**Directions for this task:** Reproduce every entry below precisely. Pictures are excluded from the copy.

**Extracted material:**
———

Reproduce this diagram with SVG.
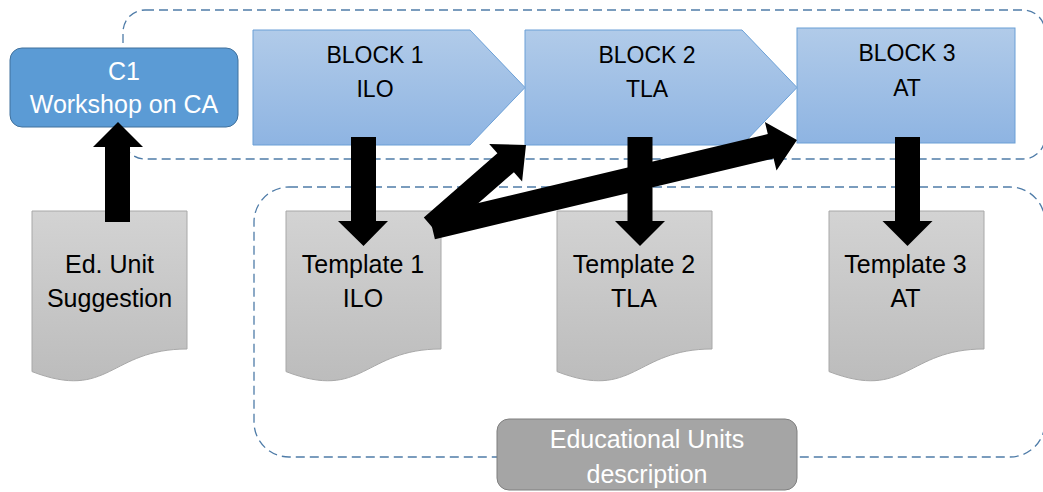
<svg xmlns="http://www.w3.org/2000/svg" width="1043" height="492" viewBox="0 0 1043 492">
<defs>
<linearGradient id="gBlock" x1="0" y1="0" x2="0" y2="1">
<stop offset="0" stop-color="#b1cbe9"/>
<stop offset="1" stop-color="#8eb4e2"/>
</linearGradient>
<linearGradient id="gDoc" x1="0" y1="0" x2="0" y2="1">
<stop offset="0" stop-color="#d3d3d3"/>
<stop offset="1" stop-color="#bcbcbc"/>
</linearGradient>
<style>
.dash{fill:none;stroke:#4f7ca8;stroke-width:1.3;stroke-dasharray:9 5}
.block{fill:url(#gBlock);stroke:#6a9fd6;stroke-width:1}
.doc{fill:url(#gDoc);stroke:#a8a8a8;stroke-width:1}
.t{font-family:"Liberation Sans",Arial,sans-serif;text-anchor:middle}
.tb{font-size:23px;fill:#000}
.td{font-size:25px;fill:#000}
.tw{font-size:25px;fill:#fff}
.arrow{fill:#000}
</style>
</defs>
<g id="groups">
<rect class="dash" x="123" y="10" width="922" height="149" rx="22"/>
<rect class="dash" x="254" y="187" width="791" height="270" rx="35"/>
</g>
<g id="block1">
<path class="block" d="M253,30 H470 L525,87.5 L470,145 H253 Z"/>
<text class="t tb" x="375" y="63">BLOCK 1</text>
<text class="t tb" x="375" y="97">ILO</text>
</g>
<g id="block2">
<path class="block" d="M525,30 H742 L797,87.5 L742,145 H525 Z"/>
<text class="t tb" x="647" y="63">BLOCK 2</text>
<text class="t tb" x="647" y="97">TLA</text>
</g>
<g id="block3">
<rect class="block" x="797" y="28" width="218" height="115"/>
<text class="t tb" x="907" y="61">BLOCK 3</text>
<text class="t tb" x="907" y="96">AT</text>
</g>
<g id="c1">
<rect x="10" y="48" width="228" height="79" rx="12" fill="#5b9bd5" stroke="#41719c" stroke-width="1"/>
<text class="t tw" x="124" y="80">C1</text>
<text class="t tw" x="124" y="113">Workshop on CA</text>
</g>
<g id="doc-ed-unit">
<path class="doc" d="M32,211 H187 V349 C109.5,349 109.5,401.4 32,371.6 Z"/>
<text class="t td" x="109.5" y="273">Ed. Unit</text>
<text class="t td" x="109.5" y="307">Suggestion</text>
</g>
<g id="template1">
<path class="doc" d="M286,211 H441 V349 C363.5,349 363.5,401.4 286,371.6 Z"/>
<text class="t td" x="363" y="273">Template 1</text>
<text class="t td" x="363" y="307">ILO</text>
</g>
<g id="template2">
<path class="doc" d="M557,211 H712 V349 C634.5,349 634.5,401.4 557,371.6 Z"/>
<text class="t td" x="634" y="273">Template 2</text>
<text class="t td" x="634" y="307">TLA</text>
</g>
<g id="template3">
<path class="doc" d="M829,211 H984 V349 C906.5,349 906.5,401.4 829,371.6 Z"/>
<text class="t td" x="905.5" y="273">Template 3</text>
<text class="t td" x="905.5" y="307">AT</text>
</g>
<g id="edu-units">
<rect x="497" y="419" width="300" height="71" rx="12" fill="#a5a5a5" stroke="#7f7f7f" stroke-width="1"/>
<text class="t tw" x="647" y="448">Educational Units</text>
<text class="t tw" x="647" y="483">description</text>
</g>
<g id="connectors">
<polygon class="arrow" points="105,222 105,147 93,147 118,122 143,147 130,147 130,222"/>
<polygon class="arrow" points="351,137 376,137 376,221 388,221 363.5,246 338,221 351,221"/>
<polygon class="arrow" points="627.5,137 652.5,137 652.5,221 665,221 640,246 615,221 627.5,221"/>
<polygon class="arrow" points="895,137 920,137 920,221 932.5,221 907.5,246 882.5,221 895,221"/>
<polygon class="arrow" points="440.2,236.4 513.9,172.2 522.1,181.6 526,145 489.2,143.9 497.4,153.3 423.8,217.6"/>
<polygon class="arrow" points="434.9,239.2 773.6,158.4 776.5,170.6 797,140 764.9,121.9 767.8,134.1 429.1,214.8"/>
</g>
</svg>
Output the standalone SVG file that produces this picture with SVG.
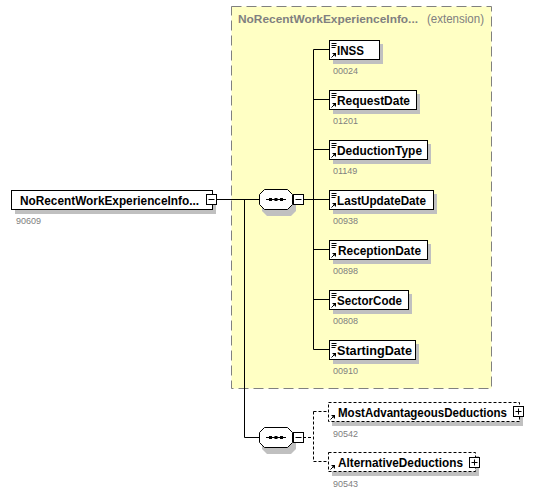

———

**Response for this exercise:**
Reproduce this diagram with SVG.
<svg xmlns="http://www.w3.org/2000/svg" width="1043" height="492" viewBox="0 0 1043 492">
<defs>
<linearGradient id="gBlock" x1="0" y1="0" x2="0" y2="1">
<stop offset="0" stop-color="#b1cbe9"/>
<stop offset="1" stop-color="#8eb4e2"/>
</linearGradient>
<linearGradient id="gDoc" x1="0" y1="0" x2="0" y2="1">
<stop offset="0" stop-color="#d3d3d3"/>
<stop offset="1" stop-color="#bcbcbc"/>
</linearGradient>
<style>
.dash{fill:none;stroke:#4f7ca8;stroke-width:1.3;stroke-dasharray:9 5}
.block{fill:url(#gBlock);stroke:#6a9fd6;stroke-width:1}
.doc{fill:url(#gDoc);stroke:#a8a8a8;stroke-width:1}
.t{font-family:"Liberation Sans",Arial,sans-serif;text-anchor:middle}
.tb{font-size:23px;fill:#000}
.td{font-size:25px;fill:#000}
.tw{font-size:25px;fill:#fff}
.arrow{fill:#000}
</style>
</defs>
<g id="groups">
<rect class="dash" x="123" y="10" width="922" height="149" rx="22"/>
<rect class="dash" x="254" y="187" width="791" height="270" rx="35"/>
</g>
<g id="block1">
<path class="block" d="M253,30 H470 L525,87.5 L470,145 H253 Z"/>
<text class="t tb" x="375" y="63">BLOCK 1</text>
<text class="t tb" x="375" y="97">ILO</text>
</g>
<g id="block2">
<path class="block" d="M525,30 H742 L797,87.5 L742,145 H525 Z"/>
<text class="t tb" x="647" y="63">BLOCK 2</text>
<text class="t tb" x="647" y="97">TLA</text>
</g>
<g id="block3">
<rect class="block" x="797" y="28" width="218" height="115"/>
<text class="t tb" x="907" y="61">BLOCK 3</text>
<text class="t tb" x="907" y="96">AT</text>
</g>
<g id="c1">
<rect x="10" y="48" width="228" height="79" rx="12" fill="#5b9bd5" stroke="#41719c" stroke-width="1"/>
<text class="t tw" x="124" y="80">C1</text>
<text class="t tw" x="124" y="113">Workshop on CA</text>
</g>
<g id="doc-ed-unit">
<path class="doc" d="M32,211 H187 V349 C109.5,349 109.5,401.4 32,371.6 Z"/>
<text class="t td" x="109.5" y="273">Ed. Unit</text>
<text class="t td" x="109.5" y="307">Suggestion</text>
</g>
<g id="template1">
<path class="doc" d="M286,211 H441 V349 C363.5,349 363.5,401.4 286,371.6 Z"/>
<text class="t td" x="363" y="273">Template 1</text>
<text class="t td" x="363" y="307">ILO</text>
</g>
<g id="template2">
<path class="doc" d="M557,211 H712 V349 C634.5,349 634.5,401.4 557,371.6 Z"/>
<text class="t td" x="634" y="273">Template 2</text>
<text class="t td" x="634" y="307">TLA</text>
</g>
<g id="template3">
<path class="doc" d="M829,211 H984 V349 C906.5,349 906.5,401.4 829,371.6 Z"/>
<text class="t td" x="905.5" y="273">Template 3</text>
<text class="t td" x="905.5" y="307">AT</text>
</g>
<g id="edu-units">
<rect x="497" y="419" width="300" height="71" rx="12" fill="#a5a5a5" stroke="#7f7f7f" stroke-width="1"/>
<text class="t tw" x="647" y="448">Educational Units</text>
<text class="t tw" x="647" y="483">description</text>
</g>
<g id="connectors">
<polygon class="arrow" points="105,222 105,147 93,147 118,122 143,147 130,147 130,222"/>
<polygon class="arrow" points="351,137 376,137 376,221 388,221 363.5,246 338,221 351,221"/>
<polygon class="arrow" points="627.5,137 652.5,137 652.5,221 665,221 640,246 615,221 627.5,221"/>
<polygon class="arrow" points="895,137 920,137 920,221 932.5,221 907.5,246 882.5,221 895,221"/>
<polygon class="arrow" points="440.2,236.4 513.9,172.2 522.1,181.6 526,145 489.2,143.9 497.4,153.3 423.8,217.6"/>
<polygon class="arrow" points="434.9,239.2 773.6,158.4 776.5,170.6 797,140 764.9,121.9 767.8,134.1 429.1,214.8"/>
</g>
</svg>
Output the standalone SVG file that produces this picture with SVG.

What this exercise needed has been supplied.